How to prove that Faddeev-Popov ghosts are unnecessary for Yang-Mills theory with axial gauge?

Question

In the book it says that in Yang-Mills theory with axial gauge: $n_{\mu}A^{\mu}=0$ using Faddeev-Popov ghosts are needless. Does anyone know how to prove this?

Answer 1

Faddeev-Poppov ghosts are brought into the picture when adding the gauge-fixing term $$1=\int \mathcal{D}\alpha (n\cdot A^a)\left|\text{det}\frac{\delta(n\cdot A^a)}{\delta \alpha}\right|$$ , where I've used the axial gauge fixing condition you are interested in.
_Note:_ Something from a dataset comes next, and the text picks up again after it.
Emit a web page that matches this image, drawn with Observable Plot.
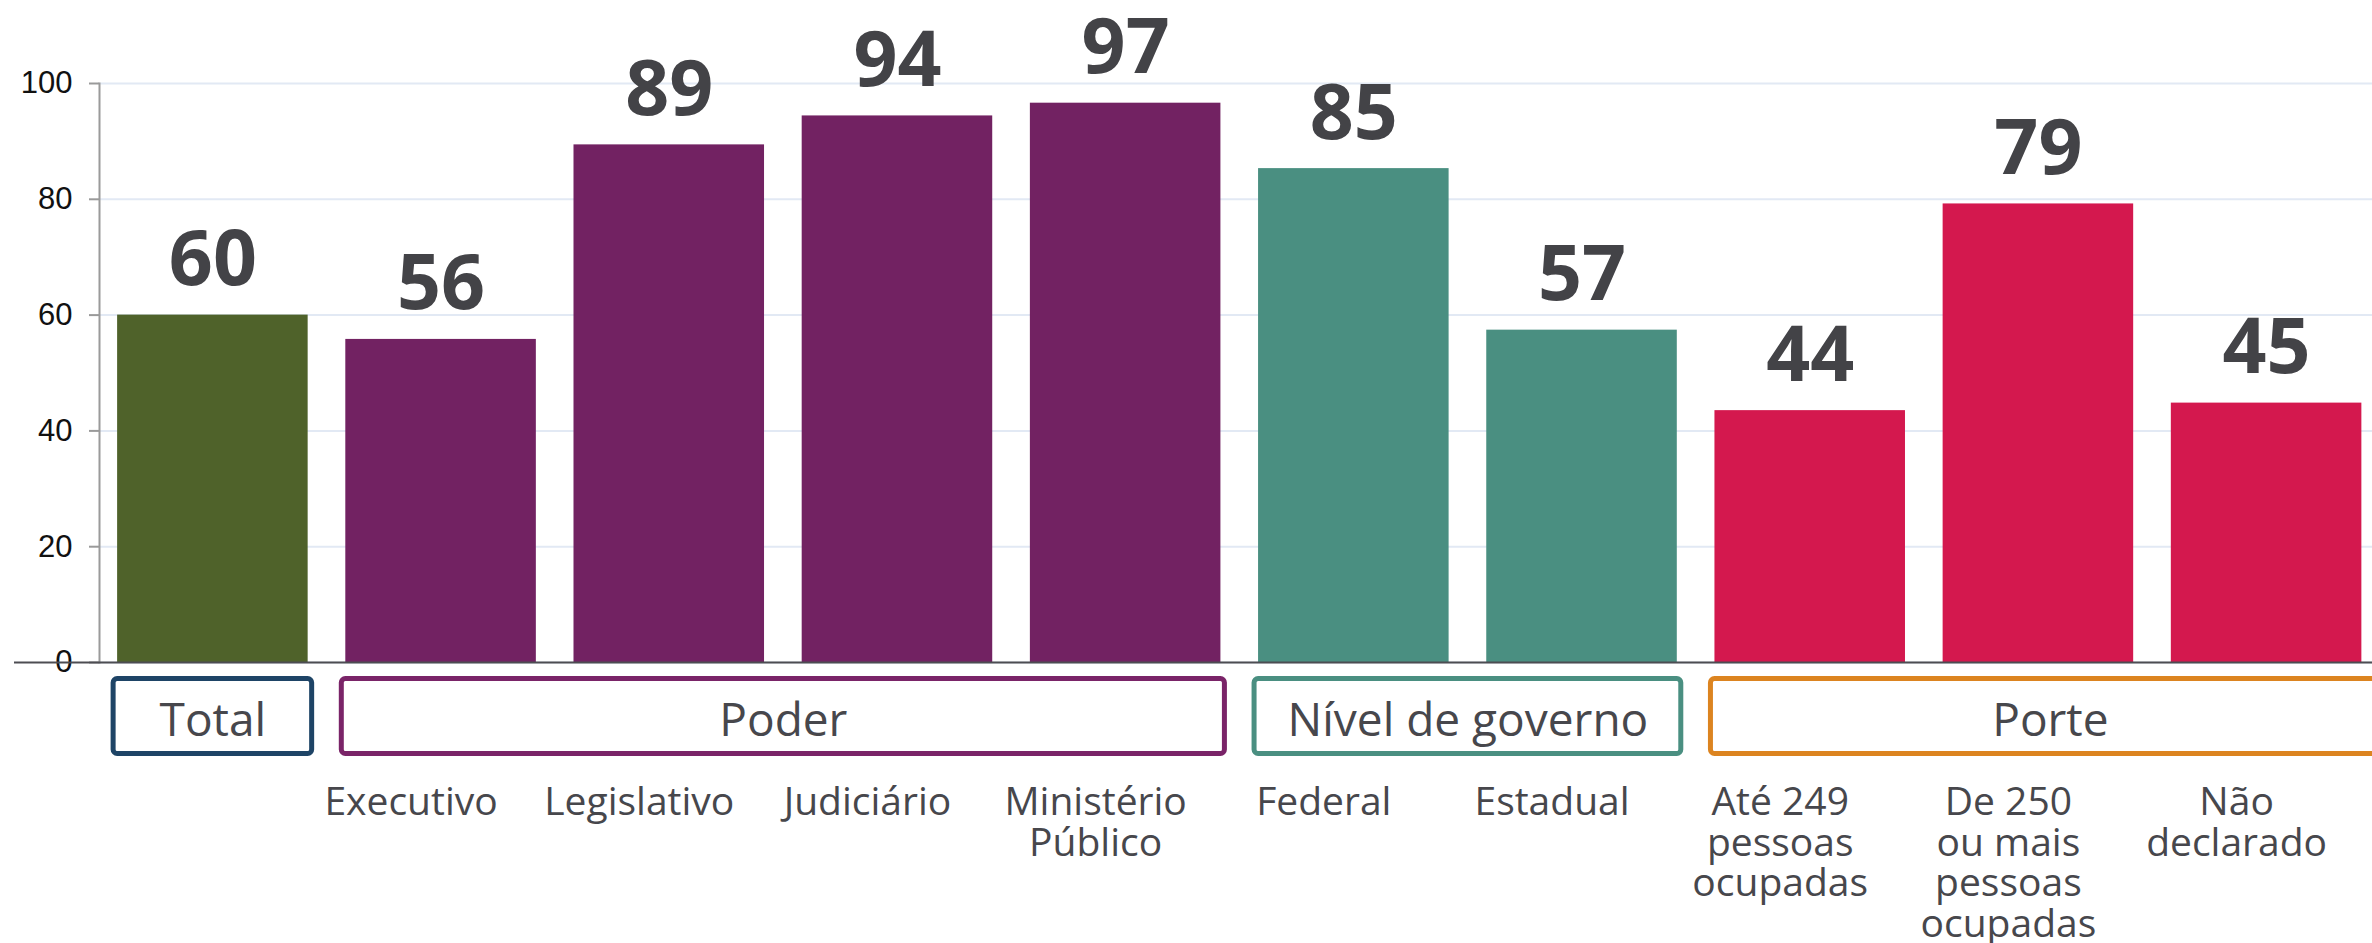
<!DOCTYPE html>
<html>
<head>
<meta charset="utf-8">
<script src="https://cdn.jsdelivr.net/npm/d3@7"></script>
<script src="https://cdn.jsdelivr.net/npm/@observablehq/plot@0.6"></script>
<style>
  html, body { margin: 0; padding: 0; background: #ffffff; overflow: hidden; }
</style>
</head>
<body>
<div id="chart"></div>
<script>
// ---- data ----
const categories = ["Total", "Executivo", "Legislativo", "Judiciário", "Ministério Público",
  "Federal", "Estadual", "Até 249 pessoas ocupadas", "De 250 ou mais pessoas ocupadas", "Não declarado"];
const bottomLabels = ["", "Executivo", "Legislativo", "Judiciário", "Ministério\nPúblico",
  "Federal", "Estadual", "Até 249\npessoas\nocupadas", "De 250\nou mais\npessoas\nocupadas", "Não\ndeclarado"];
const values = [60.0, 55.8, 89.4, 94.4, 96.6, 85.3, 57.4, 43.5, 79.2, 44.8];
const valueLabels = ["60", "56", "89", "94", "97", "85", "57", "44", "79", "45"];
const categoryGroup = ["Total", "Poder", "Poder", "Poder", "Poder",
  "Nível de governo", "Nível de governo", "Porte", "Porte", "Porte"];
const groupNames = ["Total", "Poder", "Nível de governo", "Porte"];
const groupBarColors = ["#4f622a", "#722262", "#4a8f81", "#d4184e"];
const groupBoxColors = ["#1e4466", "#7a2468", "#4a8f81", "#dc8420"];
const yTicks = [0, 20, 40, 60, 80, 100];

// ---- tables built from the arrays ----
const data = categories.map((c, i) => ({
  category: c, value: values[i], label: valueLabels[i], bottom: bottomLabels[i],
  group: categoryGroup[i], color: groupBarColors[groupNames.indexOf(categoryGroup[i])]
}));
const groups = groupNames.map((g, i) => {
  const members = data.filter(d => d.group === g);
  return {name: g, first: members[0].category, last: members[members.length - 1].category, box: groupBoxColors[i]};
});
const openGroups = groups.filter(g => g.name !== "Porte");
const lastGroup = groups.filter(g => g.name === "Porte");

const textFont = "'Open Sans', 'Noto Sans', sans-serif";
const textColor = "#47474c";

// centre a group label between its first and last band
function centerOnGroup(src) {
  return (index, scales, vals, dims, ctx, next) => {
    const sx = scales.x;
    const x = Array.from(vals.x, (v, i) => v + (sx(src[i].last) - sx(src[i].first)) / 2);
    return next(index, scales, {...vals, x}, dims, ctx);
  };
}

const boxStyle = {
  x1: "first", x2: "last", y1: 0, y2: 0,
  insetTop: 16.5, insetBottom: -91.5, insetLeft: -4,
  rx: 4, fill: "none", stroke: "box", strokeWidth: 5
};
const groupTextStyle = {
  x: "first", text: "name", frameAnchor: "bottom", lineAnchor: "bottom", dy: 73,
  fontSize: 46, fontFamily: textFont, fill: textColor
};

const chart = Plot.plot({
  width: 2372,
  height: 943,
  marginLeft: 99,
  marginRight: 0,
  marginTop: 83,
  marginBottom: 281,
  style: {background: "#ffffff", fontFamily: textFont},
  x: {domain: categories, paddingInner: 0.165, paddingOuter: 0.063, align: 0.63, round: false, axis: null},
  y: {domain: [0, 100], label: null},
  color: {type: "identity"},
  marks: [
    Plot.gridY(yTicks, {stroke: "#e2e9f4", strokeOpacity: 1, strokeWidth: 2}),
    Plot.frame({anchor: "left", stroke: "#9a9a9a", strokeWidth: 2}),
    Plot.barY(data, {x: "category", y: "value", fill: "color"}),
    Plot.axisY({
      ticks: yTicks, tickSize: 10, tickPadding: 17, label: null,
      fontSize: 31, fontFamily: "'Liberation Sans', Arial, sans-serif",
      fill: "#111111", stroke: "#9a9a9a", strokeWidth: 2
    }),
    Plot.ruleY([0], {insetLeft: -85, stroke: "#4d4d52", strokeWidth: 2}),
    Plot.text(data, {
      x: "category", y: "value", text: "label", lineAnchor: "bottom", dy: -30,
      fontSize: 77, fontWeight: 700, fontFamily: textFont, fill: "#434347"
    }),
    Plot.text(data, {
      x: "category", text: "bottom", frameAnchor: "bottom", lineAnchor: "top",
      dy: 123, dx: -30, fontSize: 39, lineHeight: 1.05, fontFamily: textFont, fill: textColor
    }),
    Plot.rect(openGroups, {...boxStyle, insetRight: -4}),
    Plot.rect(lastGroup, {...boxStyle, insetRight: -30}),
    Plot.text(openGroups, {...groupTextStyle, render: centerOnGroup(openGroups)}),
    Plot.text(lastGroup, {...groupTextStyle, dx: 12, render: centerOnGroup(lastGroup)})
  ]
});
document.getElementById("chart").appendChild(chart);
</script>
</body>
</html>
For abelian gauge theories, the determinant term will contribute a partial derivative, but for general non-abelian gauge theories it will contribute a covariant derivative. This covariant derivative depends on the gauge field and thus cannot be moved outside the integral and absorbed into the normalization. The nice thing about the axial gauge is that you will get $$\delta(n\cdot A^a)=n^{\mu}\partial_{\mu}\alpha^a$$ for the determinant term. Thus there is no dependence on the gauge-field and you can absorb the term into the normalization of the path integral.

Answer 2

It's for the same reason they're unnecessary in Abelian theories. The FP-ghost term multiplies $e^{iS}$ by $\exp-\int d^4 x \bar{c}\partial_\mu D^\mu c=\det \partial_\mu D^\mu$, a determinant that can be cancelled from the numerator and denominator of operator means in the path-integral formalism as long as it's spacetime-constant. And if the interaction is Abelian or in the axial gauge, this reduces to $\det \square$.

Answer 3

The gist of the Faddev-Popov procedure is that a gauge condition of the form

$$ G(A_\mu) = S-w(x) $$

(where in the modified Lorentz gauge $ S= \partial_\mu A^a_\mu $ or in the axial gauge $S= n_\mu A_\mu $) will produce a gauge fixing Lagrangian of the form

$$ \mathcal L_{GF} = -\frac{1}{2\xi} (S)^2 $$

and - with $(A')_\mu^a$ the gauge-transformed field - a ghost Lagrangian of the form

$$ \mathcal L_{ghost} = \bar c^a (\frac{\delta}{\delta \alpha^c} G((A')_\mu^a))c^c $$

up to some constants from the functional derivative that are being absorbed into the ghost fields. In the last equation, the $A_\mu^a$ term is the gauge-transformed field. We know that the gauge field transforms with

$$ A_\mu^a \to (A')_\mu ^a = A_\mu^a + \frac{1}{g}D_\mu ^{ac}\alpha^c$$

where $D_\mu ^{ac}= \partial _\mu \delta ^{ac} + g f^{abc} A_\mu ^b $ is the covariant derivative acting on a field in the adjoint representation . Taking the axial gauge and performing the functional derivative we end up with a ghost Lagrangian

$$ \mathcal L_{ghost}= \bar{c}^a n_\mu (\partial _\mu \delta ^{ac} + g f^{abc} A_\mu^b )c^a.$$

Here we can see that if $n_\mu A_\mu ^a = 0$ there is no more an interaction between ghosts and gauge field.